Light at the end of the tunnel
There is hope.
This year, we have been put through challenges month after month. At times, the light at the end of the tunnel was hidden from view. However, it is not anymore. Two COVID–19 vaccines are going through the Food and Drug Administration’s approval to finally be administered to patients.
This is definitely a game–changer. I know I’m not alone in being hopeful that all of this is turning around. Not too long ago, it seemed like we would never get to a point where wearing a mask was our only concern, but maybe it is not a far fetched idea after all. For now, however, it is time to meet the two companies who have delivered to the world what it needs the most.
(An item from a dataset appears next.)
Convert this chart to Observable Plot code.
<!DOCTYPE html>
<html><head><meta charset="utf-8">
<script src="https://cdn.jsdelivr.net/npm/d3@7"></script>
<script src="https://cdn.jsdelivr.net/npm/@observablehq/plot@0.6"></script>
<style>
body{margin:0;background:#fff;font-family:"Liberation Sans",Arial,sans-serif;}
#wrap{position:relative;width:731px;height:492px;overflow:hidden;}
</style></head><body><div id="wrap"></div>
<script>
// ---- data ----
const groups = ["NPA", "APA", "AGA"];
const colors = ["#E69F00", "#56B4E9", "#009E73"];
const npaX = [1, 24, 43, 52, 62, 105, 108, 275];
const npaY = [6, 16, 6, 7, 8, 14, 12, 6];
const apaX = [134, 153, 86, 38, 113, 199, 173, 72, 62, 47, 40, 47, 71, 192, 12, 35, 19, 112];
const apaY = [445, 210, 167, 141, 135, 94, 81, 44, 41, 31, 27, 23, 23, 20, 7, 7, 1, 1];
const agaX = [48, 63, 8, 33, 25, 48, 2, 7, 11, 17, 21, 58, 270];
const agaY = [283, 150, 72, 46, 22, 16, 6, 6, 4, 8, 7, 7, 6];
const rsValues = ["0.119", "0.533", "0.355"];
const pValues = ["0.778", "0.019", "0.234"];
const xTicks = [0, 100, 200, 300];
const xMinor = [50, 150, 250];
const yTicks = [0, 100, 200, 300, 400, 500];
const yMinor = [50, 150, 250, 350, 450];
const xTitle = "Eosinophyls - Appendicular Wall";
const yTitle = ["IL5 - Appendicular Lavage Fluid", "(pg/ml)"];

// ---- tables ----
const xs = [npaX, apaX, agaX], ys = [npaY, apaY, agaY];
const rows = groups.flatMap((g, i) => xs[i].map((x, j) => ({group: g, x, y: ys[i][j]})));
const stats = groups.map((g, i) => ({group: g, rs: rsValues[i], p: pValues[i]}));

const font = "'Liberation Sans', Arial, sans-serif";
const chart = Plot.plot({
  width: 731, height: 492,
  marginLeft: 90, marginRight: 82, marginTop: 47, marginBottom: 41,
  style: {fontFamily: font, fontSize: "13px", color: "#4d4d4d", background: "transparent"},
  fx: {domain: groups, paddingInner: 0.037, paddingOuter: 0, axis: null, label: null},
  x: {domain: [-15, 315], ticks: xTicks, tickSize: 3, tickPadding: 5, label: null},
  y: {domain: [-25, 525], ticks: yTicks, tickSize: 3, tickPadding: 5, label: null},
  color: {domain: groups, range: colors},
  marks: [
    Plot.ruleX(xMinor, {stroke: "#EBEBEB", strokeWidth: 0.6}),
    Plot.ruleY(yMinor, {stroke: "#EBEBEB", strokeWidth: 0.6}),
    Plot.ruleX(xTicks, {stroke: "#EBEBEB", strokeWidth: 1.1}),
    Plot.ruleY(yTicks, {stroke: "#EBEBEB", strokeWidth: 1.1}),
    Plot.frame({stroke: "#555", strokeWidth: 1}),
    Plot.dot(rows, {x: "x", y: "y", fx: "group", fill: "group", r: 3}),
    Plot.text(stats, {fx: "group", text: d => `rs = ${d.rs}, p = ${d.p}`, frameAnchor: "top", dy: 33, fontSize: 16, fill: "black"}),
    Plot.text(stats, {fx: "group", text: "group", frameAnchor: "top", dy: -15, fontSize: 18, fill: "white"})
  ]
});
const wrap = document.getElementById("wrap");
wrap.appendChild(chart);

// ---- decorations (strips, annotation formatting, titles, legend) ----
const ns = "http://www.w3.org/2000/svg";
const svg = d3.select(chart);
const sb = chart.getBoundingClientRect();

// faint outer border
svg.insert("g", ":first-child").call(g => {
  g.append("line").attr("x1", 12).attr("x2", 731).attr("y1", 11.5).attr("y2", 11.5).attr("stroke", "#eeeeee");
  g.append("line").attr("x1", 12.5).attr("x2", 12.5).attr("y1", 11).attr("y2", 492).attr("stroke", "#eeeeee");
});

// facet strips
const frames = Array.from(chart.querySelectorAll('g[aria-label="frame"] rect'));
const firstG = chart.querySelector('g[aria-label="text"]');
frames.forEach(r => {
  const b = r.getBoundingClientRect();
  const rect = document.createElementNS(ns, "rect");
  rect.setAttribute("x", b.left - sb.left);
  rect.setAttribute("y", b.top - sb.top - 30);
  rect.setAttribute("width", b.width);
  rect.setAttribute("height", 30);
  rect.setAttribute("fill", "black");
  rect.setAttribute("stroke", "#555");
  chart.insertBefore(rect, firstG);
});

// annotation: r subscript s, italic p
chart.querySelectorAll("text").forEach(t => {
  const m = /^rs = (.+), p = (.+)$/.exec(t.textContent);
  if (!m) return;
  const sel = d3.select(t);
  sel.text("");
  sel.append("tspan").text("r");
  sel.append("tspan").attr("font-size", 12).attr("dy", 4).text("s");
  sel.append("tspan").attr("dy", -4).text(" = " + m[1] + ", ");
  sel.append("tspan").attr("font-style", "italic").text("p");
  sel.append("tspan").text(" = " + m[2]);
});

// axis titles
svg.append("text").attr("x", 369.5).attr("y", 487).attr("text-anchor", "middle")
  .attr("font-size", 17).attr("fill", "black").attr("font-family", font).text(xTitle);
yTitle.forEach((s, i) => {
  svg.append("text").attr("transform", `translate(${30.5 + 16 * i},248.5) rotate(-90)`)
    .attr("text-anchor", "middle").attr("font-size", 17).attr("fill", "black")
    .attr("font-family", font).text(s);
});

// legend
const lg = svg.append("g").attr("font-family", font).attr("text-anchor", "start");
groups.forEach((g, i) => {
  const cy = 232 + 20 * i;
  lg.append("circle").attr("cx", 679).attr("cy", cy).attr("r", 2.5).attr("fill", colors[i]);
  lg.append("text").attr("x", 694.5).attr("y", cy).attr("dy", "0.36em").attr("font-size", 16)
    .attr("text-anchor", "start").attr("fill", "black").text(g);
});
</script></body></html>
Moderna and Pfizer, have developed mRNA vaccines to combat COVID–19. Moderna, a biotechnology company based in Massachusetts, partnered with the National Institutes of Health for their mRNA–1273 vaccine. It has a 94.1% success rate after the second dose is administered.
Many people have been wondering why making a vaccine has taken so long. Trust me, so did I, but it is not just about creating the vaccine. That was done all the way back in January or March. The longest process is testing the vaccine to make sure it does not do more harm than good.
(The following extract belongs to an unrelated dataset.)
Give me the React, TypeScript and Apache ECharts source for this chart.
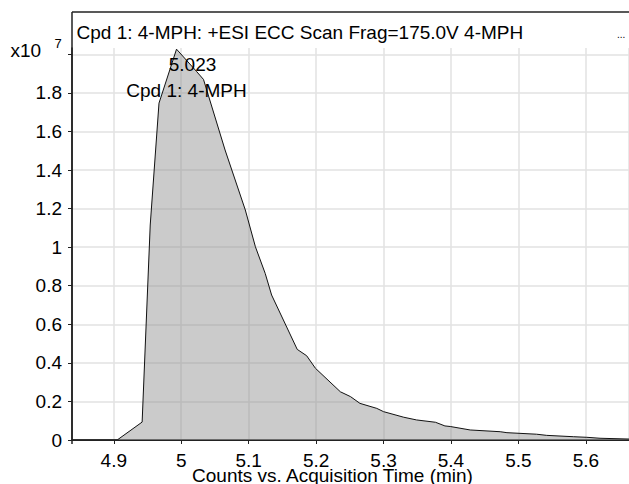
import React, { useEffect, useRef } from "react";
import * as echarts from "echarts";

// Acquisition time (min)
const times = [
  4.838, 4.905, 4.942, 4.954, 4.967, 4.993, 5.023, 5.033, 5.065, 5.095, 5.11, 5.1245,
  5.134, 5.172, 5.186, 5.199, 5.236, 5.251, 5.265, 5.29, 5.3, 5.33, 5.349, 5.377,
  5.391, 5.399, 5.4285, 5.473, 5.483, 5.527, 5.542, 5.582, 5.6015, 5.621, 5.664,
];
// Counts (x10^7)
const counts = [
  0, 0, 0.093, 1.115, 1.747, 2.027, 1.91, 1.87, 1.504, 1.193, 1.002, 0.864,
  0.752, 0.47, 0.437, 0.372, 0.25, 0.225, 0.19, 0.164, 0.147, 0.118, 0.104, 0.092,
  0.073, 0.07, 0.052, 0.043, 0.038, 0.03, 0.024, 0.017, 0.014, 0.009, 0.005,
];

const titleText = "Cpd 1: 4-MPH: +ESI ECC Scan Frag=175.0V 4-MPH";
const peakTime = "5.023";
const peakName = "Cpd 1: 4-MPH";
const xName = "Counts vs. Acquisition Time (min)";

const FONT = "'Liberation Sans', Arial, sans-serif";

export default function App() {
  const ref = useRef<HTMLDivElement>(null);
  useEffect(() => {
    if (!ref.current) return;
    const chart = echarts.init(ref.current, undefined, { renderer: "svg" });
    const fmt = (v: number) => String(Math.round(v * 10) / 10);
    chart.setOption({
      animation: false,
      textStyle: { fontFamily: FONT },
      grid: { left: 72, right: 0, top: 48, bottom: 44, outerBoundsMode: "none" },
      xAxis: {
        type: "value",
        min: 4.838,
        max: 5.664,
        splitNumber: 8,
        minInterval: 0.1,
        maxInterval: 0.1,
        offset: 3,
        axisLine: { lineStyle: { color: "#222", width: 1.5 } },
        axisTick: { length: 4, lineStyle: { color: "#222" } },
        axisLabel: {
          showMinLabel: false,
          showMaxLabel: false,
          margin: 8,
          fontSize: 19,
          color: "#000",
          fontFamily: FONT,
          formatter: fmt,
        },
        splitLine: { show: true, lineStyle: { color: "#e2e2e2", width: 1.5 } },
      },
      yAxis: {
        type: "value",
        min: 0,
        max: 2.033,
        splitNumber: 10,
        minInterval: 0.2,
        maxInterval: 0.2,
        axisLine: { show: true, lineStyle: { color: "#222", width: 1.5 } },
        axisTick: { show: true, length: 4, lineStyle: { color: "#222" } },
        axisLabel: {
          showMaxLabel: false,
          margin: 10,
          fontSize: 19,
          color: "#000",
          fontFamily: FONT,
          formatter: (v: number) => (v > 1.95 ? "" : fmt(v)),
        },
        splitLine: { show: true, showMaxLine: false, lineStyle: { color: "#e2e2e2", width: 1.5 } },
      },
      series: [
        {
          type: "line",
          data: times.map((t, i) => [t, counts[i]]),
          symbol: "none",
          lineStyle: { color: "#111", width: 1 },
          areaStyle: { color: "rgba(140,140,140,0.45)", opacity: 1, origin: "start" },
          z: 3,
          markLine: {
            silent: true,
            symbol: "none",
            label: { show: false },
            lineStyle: { color: "#222", width: 1.2, type: "solid" },
            data: [{ yAxis: 0 }],
          },
        },
      ],
      graphic: [
        { type: "line", shape: { x1: 72, y1: 12, x2: 629, y2: 12 }, style: { stroke: "#222", lineWidth: 1.5 }, z: 10 },
        { type: "line", shape: { x1: 72, y1: 12, x2: 72, y2: 444 }, style: { stroke: "#222", lineWidth: 1.5 }, z: 10 },
        {
          type: "text", x: 76.5, y: 32.5, z: 10,
          style: { text: titleText, font: `19px ${FONT}`, fill: "#000", textVerticalAlign: "middle" },
        },
        {
          type: "text", x: 617, y: 34.5, z: 10,
          style: { text: "...", font: `10px ${FONT}`, fill: "#000", textVerticalAlign: "middle" },
        },
        {
          type: "text", x: 10.5, y: 50, z: 10,
          style: { text: "x10", font: `19px ${FONT}`, fill: "#000", textVerticalAlign: "middle" },
        },
        {
          type: "text", x: 54.5, y: 43, z: 10,
          style: { text: "7", font: `13px ${FONT}`, fill: "#000", textVerticalAlign: "middle" },
        },
        {
          type: "text", x: 192.5, y: 64, z: 10,
          style: { text: peakTime, font: `19px ${FONT}`, fill: "#000", textAlign: "center", textVerticalAlign: "middle" },
        },
        {
          type: "text", x: 186.5, y: 90, z: 10,
          style: { text: peakName, font: `19px ${FONT}`, fill: "#000", textAlign: "center", textVerticalAlign: "middle" },
        },
        {
          type: "text", x: 332.5, y: 475, z: 10,
          style: { text: xName, font: `19px ${FONT}`, fill: "#000", textAlign: "center", textVerticalAlign: "middle" },
        },
      ],
    });
    return () => chart.dispose();
  }, []);
  return (
    <div
      ref={ref}
      style={{ position: "absolute", left: 0, top: 0, width: 629, height: 484, background: "#fff" }}
    />
  );
}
Moderna scientists actually started developing a coronavirus vaccine in January and were the first ones to start human trials, according to the New York Times. Since then, Moderna went through phase three of trials where they tested the developed vaccine on 3,000 human volunteers all over the nation.
Because of their preliminary phase three results that their vaccine had a 94.1% success rate, Moderna applied for emergency use authorization from the FDA in order to administer the vaccine to the infected citizens in the nation. An emergency use authorization allows an unapproved use of medical products to treat life–threatening conditions if there are no approved alternatives.
Just like Moderna, Pfizer also went through the same process, teaming up with BioNTech to create a vaccine since March that has had a 95% efficacy rate since the end of its phase three trials. Pfizer and BioNTech also applied for emergency use authorization from the FDA in November.
Seems promising, right? It is only 2 doses, and you are in the clear. That reasoning is what caused Britain to become the first Western country to grant emergency approval to such a COVID–19 vaccine and administer it to patients.
Don’t worry. We are not far behind them. The FDA is holding an approval session on Dec. 17 to consider Moderna and Pfizer’s emergency use authorizations.
As for the way the vaccines combat COVID–19 within our bodies, they work like traditional vaccines. Because they are mRNA vaccines, these vaccines allow for our bodies to take in the instructions for the virus and create spikes which are how the white blood cells in our bodies will recognize a foreign object in our bodies. Once that happens, our bodies activate our immune system. This process allows our bodies to recognize and remember the virus when the actual virus invades our cells.
It is fascinating that we are turning our bodies into soldiers by training them before the threat with real–life scenarios, so when the time comes, they can beat the virus.
The vaccines have been made, tested and hopefully approved. All that is left to do is wait because large scale distribution is not predicted to happen until in the spring of 2021. However, like our beloved Dr. Derek Shepherd in Grey’s Anatomy, I believe 2021 seems like a beautiful year to save lives.